Their stubbornness is fair in one sense: The new cabinet has inherited the distribution method that students voted into effect just last year. But the continued complaints that a changed system could fill more seats are inescapable. The villain in this saga, however, is not the current CAA administration. It is instead the collective result of several decisions grounded in safety and efficiency that shaped today’s ticket distribution scheme into a humdrum affair.

Before the online distribution began in 2006, I had my freshman year to try my luck at the bracelet distribution method. This system had a process that unfolded over several days.

Early in the week, we walked to Kenan Stadium to receive numbered bracelets; groups strategized to get bracelets at different times. At noon on Friday, the CAA announced in the Pit the magic number that would be first in line for the distribution that would take place — at 7 a.m. Saturday. If we were within a couple thousand of the number, or felt lucky, we toughed it out to the ticket office and checked in before 7 a.m. to receive a pair of tickets to the next three or four home games.

That sequence may sound involved – I know that I felt a sense of unity in seeing others wear the tattered bracelets all week, and I understood the gravity of giving up Saturday morning sleep for a chance at tickets. But it is the sort of scheme that dedicated fans are willing to submit to. Alumni still fondly recall stories of camping out for tickets in Carmichael Auditorium or outside the Dean Smith Center in the days before bracelets.

Time, however, has ravaged those old policies. The University grew cold to the notions of allowing students to camp out or line up outside the Dean Dome on Saturday mornings, raising concerns of equality of access and safety concerns, and citing added convenience afforded to ticketing staff and to students.

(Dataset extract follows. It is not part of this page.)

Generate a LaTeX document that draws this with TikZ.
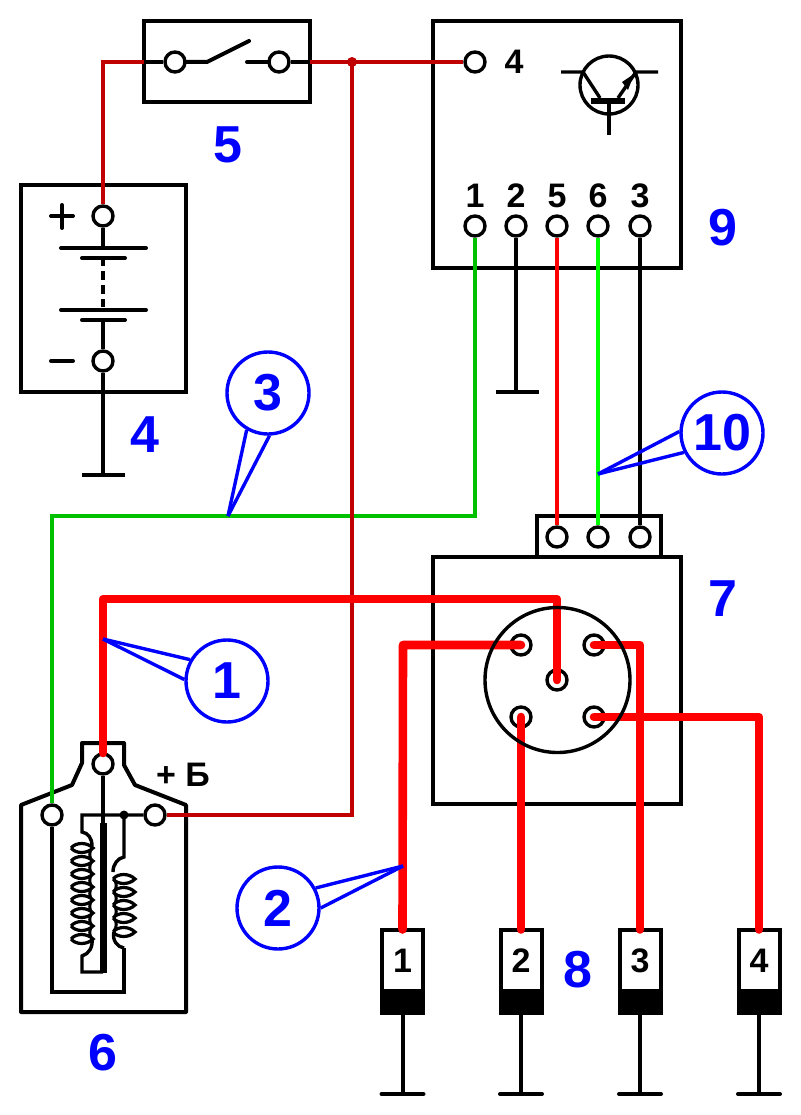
\documentclass[tikz,border=0pt]{standalone}
\usepackage{fontspec}
\setmainfont{Liberation Sans}
\definecolor{bluelab}{RGB}{0,0,255}
\definecolor{wred}{RGB}{255,0,0}
\definecolor{wdark}{RGB}{192,0,0}
\definecolor{wgreen}{RGB}{0,192,0}
\definecolor{wlime}{RGB}{0,255,0}
\tikzset{
  term/.style={circle,draw=black,fill=white,line width=3.4pt,minimum size=20pt,inner sep=0pt},
  boxa/.style={draw=black,fill=white,line width=4pt,inner sep=0pt,outer sep=0pt},
  blk/.style={draw=black,line width=4pt},
  thinblk/.style={draw=black,line width=3.4pt},
  thick red/.style={draw=wred,line width=8.6pt,line join=round},
  rthin/.style={draw=wred,line width=4pt},
  rdark/.style={draw=wdark,line width=4pt},
  ggreen/.style={draw=wgreen,line width=4pt},
  glime/.style={draw=wlime,line width=4pt},
  lab/.style={text=bluelab,font=\fontsize{52}{52}\selectfont\bfseries,inner sep=0pt},
  ring/.style={circle,draw=bluelab,fill=white,line width=3.4pt,minimum size=82pt,inner sep=0pt,text=bluelab,font=\fontsize{52}{52}\selectfont\bfseries},
  ptr/.style={draw=bluelab,line width=3.4pt},
  num/.style={text=black,font=\fontsize{34}{34}\selectfont\bfseries,inner sep=0pt},
}
\begin{document}
\begin{tikzpicture}[x=1pt,y=-1pt]
\useasboundingbox (0,0) rectangle (800,1115);
\fill[white] (0,0) rectangle (800,1115);
% boxes
\node[boxa,minimum width=166pt,minimum height=81pt] (sw) at (227,62) {};
\node[boxa,minimum width=165pt,minimum height=207pt] (bat) at (103.5,288.5) {};
\node[boxa,minimum width=248pt,minimum height=247pt] (ecu) at (557,144.5) {};
\node[boxa,minimum width=124pt,minimum height=41pt] (conn) at (599,536.5) {};
\node[boxa,minimum width=248pt,minimum height=247pt] (mod) at (557,680.5) {};
% coil body
\draw[blk,fill=white,line join=round] (21,805) -- (72,785) -- (82,763) -- (82,743) -- (124,743) -- (124,765) -- (135,785) -- (186,805) -- (186,1012) -- (21,1012) -- cycle;
% terminals
\node[term] (sa) at (175,62) {};
\node[term] (sb) at (279,62) {};
\node[term] (bp) at (103,216) {};
\node[term] (bm) at (103,361) {};
\node[term] (e4) at (475,62) {};
\node[term] (e1) at (475,226) {};
\node[term] (e2) at (516,226) {};
\node[term] (e5) at (557,226) {};
\node[term] (e6) at (598,226) {};
\node[term] (e3) at (640,226) {};
\node[term] (c5) at (557,537) {};
\node[term] (c6) at (598,537) {};
\node[term] (c3) at (640,537) {};
\node[term] (m1) at (521,645) {};
\node[term] (m2) at (594,645) {};
\node[term] (m0) at (557,680) {};
\node[term] (m3) at (521,717) {};
\node[term] (m4) at (594,717) {};
\node[term] (ca) at (103,764) {};
\node[term] (cb) at (52,815) {};
\node[term] (cc) at (155,815) {};
% switch
\draw[blk] (sw.west) -- (sa);
\draw[blk] (sb) -- (sw.east);
\draw[blk,line cap=round] (sa) -- (207,62) -- (249,41);
\draw[blk,line cap=round] (247,62) -- (sb);
% battery
\draw[blk,line cap=round] (61,248) -- (146,248);
\draw[blk,line cap=round] (82,258) -- (125,258);
\draw[blk,line cap=round] (61,310) -- (146,310);
\draw[blk,line cap=round] (82,320) -- (125,320);
\draw[blk] (bp) -- (103,248);
\draw[blk,dash pattern=on 8.5pt off 5.5pt] (103,257) -- (103,307);
\draw[blk] (103,320) -- (bm);
\draw[blk,line cap=round] (51,216) -- (73,216);
\draw[blk,line cap=round] (62,205) -- (62,228);
\draw[blk,line cap=round] (51,361) -- (73,361);
\coordinate (gnda) at (103,475);
\draw[blk] (bm) -- (gnda);
\draw[blk] (82,475) -- (125,475);
% ecu
\node[num] at (514,62) {4};
\node[num] at (475,196) {1};
\node[num] at (516,196) {2};
\node[num] at (557,196) {5};
\node[num] at (598,196) {6};
\node[num] at (640,196) {3};
\draw[thinblk] (609,85) circle[radius=29pt];
\draw[thinblk] (561,72) -- (583,72) -- (600,98);
\draw[thinblk] (658,72) -- (636,72) -- (618,98);
\fill[black] (634,74) -- (622,82) -- (628,90) -- cycle;
\draw[draw=black,line width=6pt] (591,101) -- (625,101);
\draw[thinblk] (609,101) -- (609,135);
% module signal wires
\coordinate (gndb) at (516,392);
\draw[blk] (e2) -- (gndb);
\draw[blk] (496,392) -- (539,392);
\draw[rthin] (e5) -- (c5);
\draw[glime] (e6) -- (c6);
\draw[blk] (e3) -- (c3);
\coordinate (g1) at (475,516);
\coordinate (g2) at (52,516);
\draw[ggreen] (e1) -- (g1) -- (g2) -- (cb);
% main supply
\coordinate (jn) at (352,62);
\coordinate (jd) at (352,815);
\draw[rdark] (sw.east) -- (e4);
\draw[rdark] (bp) |- (sw.west);
\draw[rdark] (cc) -- (jd) -- (jn);
\fill[wdark] (jn) circle[radius=5pt];
% coil internals
\draw[thinblk] (cb) -- (52,992) -- (124,992) -- (124,948);
\draw[thinblk] (ca) -- (103,823);
\draw[thinblk] (cc) -- (82,815) -- (82,832) .. controls (88,833) and (92,838) .. (92,846);
\fill[black] (124,815) circle[radius=4.5pt];
\draw[thinblk] (124,815) -- (124,857) .. controls (118,858) and (113,864) .. (113,872);
\draw[draw=black,line width=7pt] (103,823) -- (103,973);
\foreach \yy in {848,861,874,887,900,913,926,939}{
  \draw[draw=black,line width=3.2pt] (71,\yy) .. controls (76,\yy-6) and (87,\yy-6) .. (93,\yy) .. controls (87,\yy+6) and (76,\yy+6) .. (71,\yy);
}
\foreach \yy in {848,861,874,887,900,913,926}{
  \draw[draw=black,line width=3pt] (92,\yy) .. controls (89,\yy+4) and (89,\yy+9) .. (92,\yy+13);
}
\draw[thinblk] (92,939) .. controls (93,947) and (89,954) .. (82,956) -- (82,972) -- (103,972);
\foreach \yy in {879,892,905,918,932}{
  \draw[draw=black,line width=3.2pt] (113,\yy) .. controls (118,\yy-6) and (129,\yy-6) .. (135,\yy) .. controls (129,\yy+6) and (118,\yy+6) .. (113,\yy);
}
\foreach \yy in {879,892,905,918}{
  \draw[draw=black,line width=3pt] (114,\yy) .. controls (117,\yy+4) and (117,\yy+9) .. (114,\yy+13);
}
\draw[thinblk] (114,932) .. controls (112,940) and (117,947) .. (124,948);
\node[num] at (183,775) {+ Б};
% plugs
\foreach \nm/\xx/\lb in {pa/402.5/1,pb/521/2,pc/640/3,pd/759/4}{
  \node[boxa,minimum width=41pt,minimum height=83pt] (\nm) at (\xx,971) {};
  \fill[black] (\xx-22.5,989) rectangle (\xx+22.5,1014);
  \node[num] at (\xx,960.5) {\lb};
  \coordinate (\nm g) at (\xx,1094);
  \draw[blk] (\nm.south) -- (\nm g);
  \draw[blk,line cap=round] (\xx-21,1094) -- (\xx+21,1094);
}
% thick red
\coordinate (ra) at (103,599);
\coordinate (rb) at (557,599);
\draw[thick red,line cap=round,shorten <=11pt] (ca.center) -- (ra) -- (rb) -- (m0.center);
\draw[thick red,line cap=round] (m1.center) -- (403,645) -- (pa.north);
\draw[thick red,line cap=round] (m3.center) -- (pb.north);
\draw[thick red,line cap=round] (m2.center) -- (640,645) -- (pc.north);
\draw[thick red,line cap=round] (m4.center) -- (759,717) -- (pd.north);
\node[circle,draw=black,line width=3.4pt,minimum size=145pt,inner sep=0pt] (mc) at (557.5,680) {};
% blue labels
\node[lab] at (228,145) {5};
\node[lab] at (145,435) {4};
\node[lab] at (723,228) {9};
\node[lab] at (723,599) {7};
\node[lab] at (578,970) {8};
\node[lab] at (103,1053) {6};
\coordinate (p3) at (228,516);
\coordinate (p10) at (598,474);
\coordinate (p1) at (103,639);
\coordinate (p2) at (403,866);
\node[ring] (r3) at (268,393) {};
\node[ring] (r10) at (722,433) {};
\node[ring] (r1) at (227,681) {};
\node[ring] (r2) at (278,908) {};
\draw[ptr] (p3) -- (r3.240);
\draw[ptr] (p3) -- (r3.272);
\draw[ptr] (p10) -- (r10.178);
\draw[ptr] (p10) -- (r10.207);
\draw[ptr] (p1) -- (r1.150);
\draw[ptr] (p1) -- (r1.178);
\draw[ptr] (p2) -- (r2.0);
\draw[ptr] (p2) -- (r2.28);
\node[lab] at (r3) {3};
\node[lab] at (r10) {10};
\node[lab] at (r1) {1};
\node[lab] at (r2) {2};
\end{tikzpicture}
\end{document}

But in the end, making the ticketing process more convenient and inclusive leaves a bland aftertaste. Gone are perks like group seating and the Ceiling Fan program, which gave 500 students nosebleed seats to every home game. And without these special distributions, or the experience of “earning” a ticket by waiting, getting basketball tickets has come to feel like less than an earned reward, and students feel less inclined to take advantage of their chances to see the Tar Heels play.

There are programs like the Turn-It-Back system and the standby line that ought to help put students in open seats. As far as students are concerned, these post-distribution options trump the older systems’ sale of unclaimed tickets to the general public. Short of allowing students to buy and sell student tickets, though, allocative inefficiencies will remain in the way the CAA distributes tickets. The students running the CAA can’t do much about that.